▸ **Data shown**
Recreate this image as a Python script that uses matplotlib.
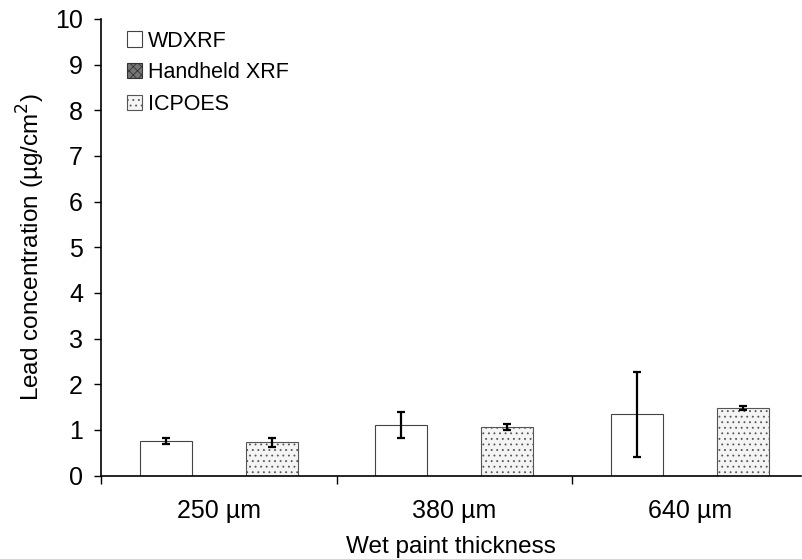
import matplotlib
matplotlib.use("Agg")
import matplotlib.pyplot as plt
import numpy as np

plt.rcParams['font.family'] = ['Liberation Sans', 'DejaVu Sans']
plt.rcParams['hatch.linewidth'] = 0.6

categories = ["250 µm", "380 µm", "640 µm"]
series = ["WDXRF", "Handheld XRF", "ICPOES"]
wdxrf = [0.75, 1.11, 1.34]
wdxrf_err = [0.07, 0.29, 0.93]
handheld = [0.0, 0.0, 0.0]
handheld_err = [0.0, 0.0, 0.0]
icpoes = [0.73, 1.06, 1.48]
icpoes_err = [0.10, 0.07, 0.05]

fig = plt.figure(figsize=(8.02, 5.59), dpi=100)
W, H = 802, 559
ax = fig.add_axes([101 / W, 1 - 475.5 / H, 700 / W, (475.5 - 19) / H])

x = np.arange(len(categories))
bw = 0.22
off = 0.225
ax.bar(x - off, wdxrf, bw, color='white', edgecolor='#444444', linewidth=0.8,
       label=series[0], zorder=2)
ax.bar(x, handheld, bw, color='#777777', edgecolor='#333333', linewidth=0.8,
       hatch='xxxx', label=series[1], zorder=2)
ax.bar(x + off, icpoes, bw, color='#f4f4f4', edgecolor='#555555', linewidth=0.8,
       hatch='...', label=series[2], zorder=2)

ax.errorbar(x - off, wdxrf, yerr=wdxrf_err, fmt='none', ecolor='black',
            elinewidth=1.6, capsize=2.6, capthick=1.6, zorder=3)
ax.errorbar(x + off, icpoes, yerr=icpoes_err, fmt='none', ecolor='black',
            elinewidth=1.6, capsize=2.6, capthick=1.6, zorder=3)

ax.set_ylim(0, 10)
ax.set_xlim(-0.5, -0.5 + 700 / 235.5)
ax.set_yticks(range(0, 11))
ax.tick_params(axis='y', direction='out', length=5, width=1, labelsize=18, pad=8)
ax.set_xticks(x)
ax.set_xticklabels(categories)
ax.tick_params(axis='x', which='major', length=0, labelsize=18, pad=17)
ax.set_xticks([-0.5, 0.5, 1.5], minor=True)
ax.tick_params(axis='x', which='minor', direction='out', length=6, width=1)

for s in ['top', 'right']:
    ax.spines[s].set_visible(False)
for s in ['left', 'bottom']:
    ax.spines[s].set_linewidth(1.2)

ax.set_ylabel("Lead concentration (µg/cm$^2$)", fontsize=17.5, labelpad=6)
ax.set_xlabel("Wet paint thickness", fontsize=17.5, labelpad=9)

leg = ax.legend(loc='upper left', bbox_to_anchor=(0.023, 0.996), frameon=False,
                fontsize=15.5, handlelength=0.7, handleheight=0.7,
                handletextpad=0.3, labelspacing=0.5, borderaxespad=0.05)

fig.savefig("out.png", dpi=100)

▸ **Exercise prompt**
Repeat the data exactly, without the pictures.

▸ **Written solution**
Recreate this image as a Python script that uses matplotlib.
import matplotlib
matplotlib.use("Agg")
import matplotlib.pyplot as plt
import numpy as np

plt.rcParams['font.family'] = ['Liberation Sans', 'DejaVu Sans']
plt.rcParams['hatch.linewidth'] = 0.6

categories = ["250 µm", "380 µm", "640 µm"]
series = ["WDXRF", "Handheld XRF", "ICPOES"]
wdxrf = [0.75, 1.11, 1.34]
wdxrf_err = [0.07, 0.29, 0.93]
handheld = [0.0, 0.0, 0.0]
handheld_err = [0.0, 0.0, 0.0]
icpoes = [0.73, 1.06, 1.48]
icpoes_err = [0.10, 0.07, 0.05]

fig = plt.figure(figsize=(8.02, 5.59), dpi=100)
W, H = 802, 559
ax = fig.add_axes([101 / W, 1 - 475.5 / H, 700 / W, (475.5 - 19) / H])

x = np.arange(len(categories))
bw = 0.22
off = 0.225
ax.bar(x - off, wdxrf, bw, color='white', edgecolor='#444444', linewidth=0.8,
       label=series[0], zorder=2)
ax.bar(x, handheld, bw, color='#777777', edgecolor='#333333', linewidth=0.8,
       hatch='xxxx', label=series[1], zorder=2)
ax.bar(x + off, icpoes, bw, color='#f4f4f4', edgecolor='#555555', linewidth=0.8,
       hatch='...', label=series[2], zorder=2)

ax.errorbar(x - off, wdxrf, yerr=wdxrf_err, fmt='none', ecolor='black',
            elinewidth=1.6, capsize=2.6, capthick=1.6, zorder=3)
ax.errorbar(x + off, icpoes, yerr=icpoes_err, fmt='none', ecolor='black',
            elinewidth=1.6, capsize=2.6, capthick=1.6, zorder=3)

ax.set_ylim(0, 10)
ax.set_xlim(-0.5, -0.5 + 700 / 235.5)
ax.set_yticks(range(0, 11))
ax.tick_params(axis='y', direction='out', length=5, width=1, labelsize=18, pad=8)
ax.set_xticks(x)
ax.set_xticklabels(categories)
ax.tick_params(axis='x', which='major', length=0, labelsize=18, pad=17)
ax.set_xticks([-0.5, 0.5, 1.5], minor=True)
ax.tick_params(axis='x', which='minor', direction='out', length=6, width=1)

for s in ['top', 'right']:
    ax.spines[s].set_visible(False)
for s in ['left', 'bottom']:
    ax.spines[s].set_linewidth(1.2)

ax.set_ylabel("Lead concentration (µg/cm$^2$)", fontsize=17.5, labelpad=6)
ax.set_xlabel("Wet paint thickness", fontsize=17.5, labelpad=9)

leg = ax.legend(loc='upper left', bbox_to_anchor=(0.023, 0.996), frameon=False,
                fontsize=15.5, handlelength=0.7, handleheight=0.7,
                handletextpad=0.3, labelspacing=0.5, borderaxespad=0.05)

fig.savefig("out.png", dpi=100)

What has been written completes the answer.